Vampirella (Vol. 5) #1 – Review
The previous volume of Vampirella really started off well, in my opinion. I liked it and felt like it did a lot of things right. It took the character back to her thematic roots. When I saw a new volume starting and saw all of the various variant covers, I became skeptical. I didn’t see the Free Comic Book Day issue, so I have nothing else to go on. However, Dynamite earned a measure of consideration with that last series. I’ll give it a shot.
writer: Christopher Priest
artist: Ergün Gündüz
covers: Frank Cho (A), Alex Ross (B), Joe Jusko (C), Guillem March (D), Cosplay (E), Adam Hughes (RI-Homage), Adam Hughes (RI-BW), Cosplay (RI-Virgin), Guillem March (RI-Virgin), Alex Ross (RI-BW), J. Scott Campbell (RI-ICON), Frank Frazetta (RI-ICON)
FC | 32 pages | Horror | $3.99 | Teen+
In July 1969, the world was first introduced to Vampirella. 50 years later, she doesn’t look a day older!!!! Now, to celebrate her gold anniversary, Dynamite is launching a brand-new, ongoing series featuring the talents of Christopher Priest (Black Panther, Deathstroke, Quantum & Woody, Justice League) and European star/American star-in-the-making, Ergün Gündüz (Tales of the Great War, Taxi Tales)! You’ll experience the first, mysterious taste of things to come in Vampirella Free Comic Book Day #0, and the story continues here!!!

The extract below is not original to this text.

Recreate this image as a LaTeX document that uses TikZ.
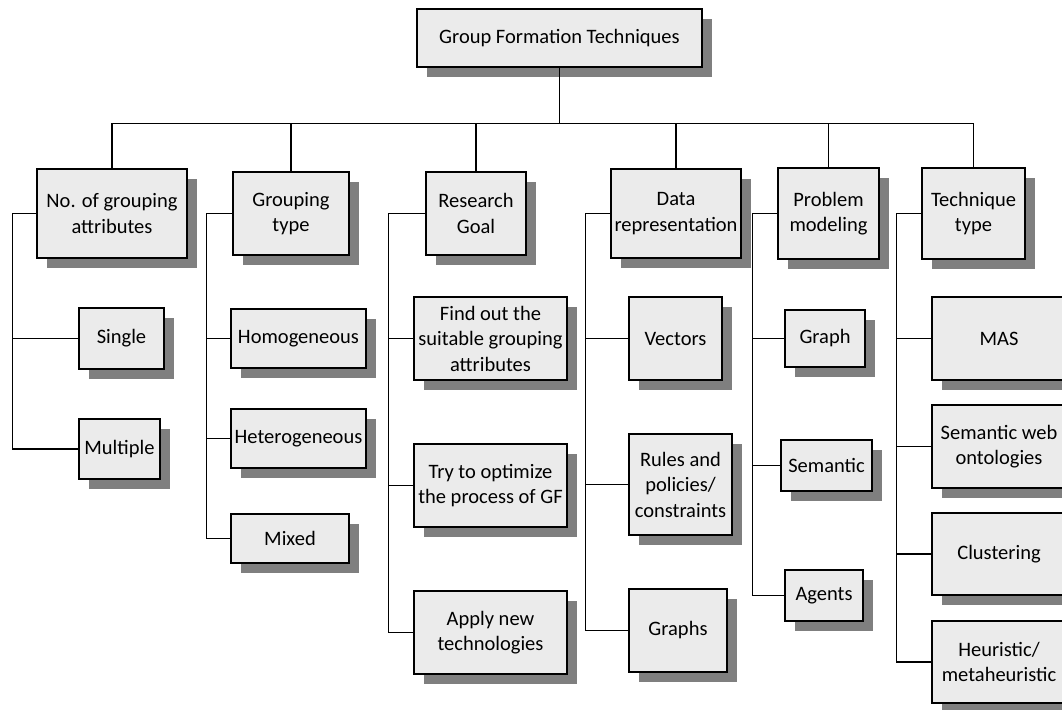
\documentclass[tikz,border=0pt]{standalone}
\usepackage{fontspec}
\setmainfont{Carlito}
\usetikzlibrary{shadows}
\definecolor{boxfill}{HTML}{EBEBEB}
\definecolor{shadowgray}{HTML}{7F7F7F}
\tikzset{
  gbox/.style={draw=black, line width=1.3pt, fill=boxfill, inner sep=0pt, align=center,
    font=\fontsize{20.5}{25.5}\selectfont,
    drop shadow={shadow xshift=10pt, shadow yshift=-10pt, fill=shadowgray, opacity=1}},
  link/.style={draw=black, line width=1.1pt},
  trunk/.style={draw=black, line width=1.8pt},
}
\newcommand{\bx}[6]{\node[gbox, minimum width=#4pt, minimum height=#5pt] (#1) at (#2,#3) {#6};}
\begin{document}
\begin{tikzpicture}[x=1pt,y=-1pt]
\useasboundingbox (0,0) rectangle (1062,709);
\clip (0,0) rectangle (1062,709);
% top
\bx{top}{559.5}{38}{285}{58}{Group Formation Techniques}
% level 1
\bx{c1}{112}{213.5}{150}{89}{No. of grouping\\attributes}
\bx{c2}{291}{213.5}{116}{83}{Grouping\\type}
\bx{c3}{476}{213.5}{100}{83}{Research\\Goal}
\bx{c4}{676}{213.5}{130}{89}{Data\\representation}
\bx{c5}{828.5}{213.5}{101}{91}{Problem\\modeling}
\bx{c6}{973.5}{213.5}{103}{91}{Technique\\type}
% group 1
\bx{single}{121.5}{338.5}{85}{61}{Single}
\bx{multiple}{119.5}{449}{81}{60}{Multiple}
% group 2
\bx{homog}{298.5}{338.5}{135}{59}{Homogeneous}
\bx{heterog}{298.5}{438.5}{135}{59}{Heterogeneous}
\bx{mixed}{290}{538.5}{118}{49}{Mixed}
% group 3
\bx{findout}{490.5}{338.5}{153}{83}{Find out the\\suitable grouping\\attributes}
\bx{tryopt}{490.5}{485.5}{153}{83}{Try to optimize\\the process of GF}
\bx{applynew}{490.5}{632.5}{153}{83}{Apply new\\technologies}
% group 4
\bx{vectors}{675.5}{338.5}{93}{83}{Vectors}
\bx{rules}{680.5}{484.5}{103}{101}{Rules and\\policies/\\constraints}
\bx{graphs}{678}{630.5}{98}{83}{Graphs}
% group 5
\bx{graph}{825}{338.5}{80}{57}{Graph}
\bx{semantic}{826.5}{465.5}{91}{51}{Semantic}
\bx{agents}{824}{595.5}{78}{51}{Agents}
% group 6
\bx{mas}{999}{338.5}{134}{83}{MAS}
\bx{sweb}{999}{446.5}{134}{83}{Semantic web\\ontologies}
\bx{clust}{999}{554}{134}{82}{Clustering}
\bx{heur}{999}{662}{134}{82}{Heuristic/\\metaheuristic}
% trunk and bus
\draw[trunk] (top.south) -- ++(0,56) coordinate (bus);
\draw[link] (c1.north) |- (bus) -| (c6.north);
\foreach \n in {c2,c3,c4,c5} \draw[link] (\n.north) -- (\n.north |- bus);
% side connectors
\draw[trunk] (c1.west) -- ++(-24,0) coordinate (s1);
\foreach \n in {single,multiple} \draw[link] (s1) |- (\n.west);
\draw[trunk] (c2.west) -- ++(-26,0) coordinate (s2);
\foreach \n in {homog,heterog,mixed} \draw[link] (s2) |- (\n.west);
\draw[trunk] (c3.west) -- ++(-37,0) coordinate (s3);
\foreach \n in {findout,tryopt,applynew} \draw[link] (s3) |- (\n.west);
\draw[trunk] (c4.west) -- ++(-25,0) coordinate (s4);
\foreach \n in {vectors,rules,graphs} \draw[link] (s4) |- (\n.west);
\draw[trunk] (c5.west) -- ++(-25,0) coordinate (s5);
\foreach \n in {graph,semantic,agents} \draw[link] (s5) |- (\n.west);
\draw[trunk] (c6.west) -- ++(-25,0) coordinate (s6);
\foreach \n in {mas,sweb,clust,heur} \draw[link] (s6) |- (\n.west);
\end{tikzpicture}
\end{document}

The story is linear, with enough mystery to keep me, as a reader, interested. It’s interesting to see a skeptic of Vampirella counseling her. However, as the story progresses and we learn about the plane crash Vampirella escaped, it becomes obvious that his skepticism is unbelievable. The villain of the story, that apparently caused the crash, is initially interesting, but loses any dimension as Vampirella unfolds her tale. The shocking last page twist is past hackneyed, especially when we have no real reason to care about this person. I hate that Christopher Priest is the writer behind this, because I firmly believe that he’s capable of better.
The artwork is initially breathtaking and a nice change from the majority of comics out on the market. However, by the end of the book, it fails to hold up the story. The colors are technically magnificent and complex enough to be a real selling point for this comic. I find the skeptic too eccentric in appearance. The surprise appearance at the end is entirely mundane in appearance and is presented a little too far back to underline her importance.
I wasn’t disgusted by this comic. Vampirella is apparently returning to her costume that shows a ton of skin, and that habit is continuing into street clothes. I’m more disappointed than anything else.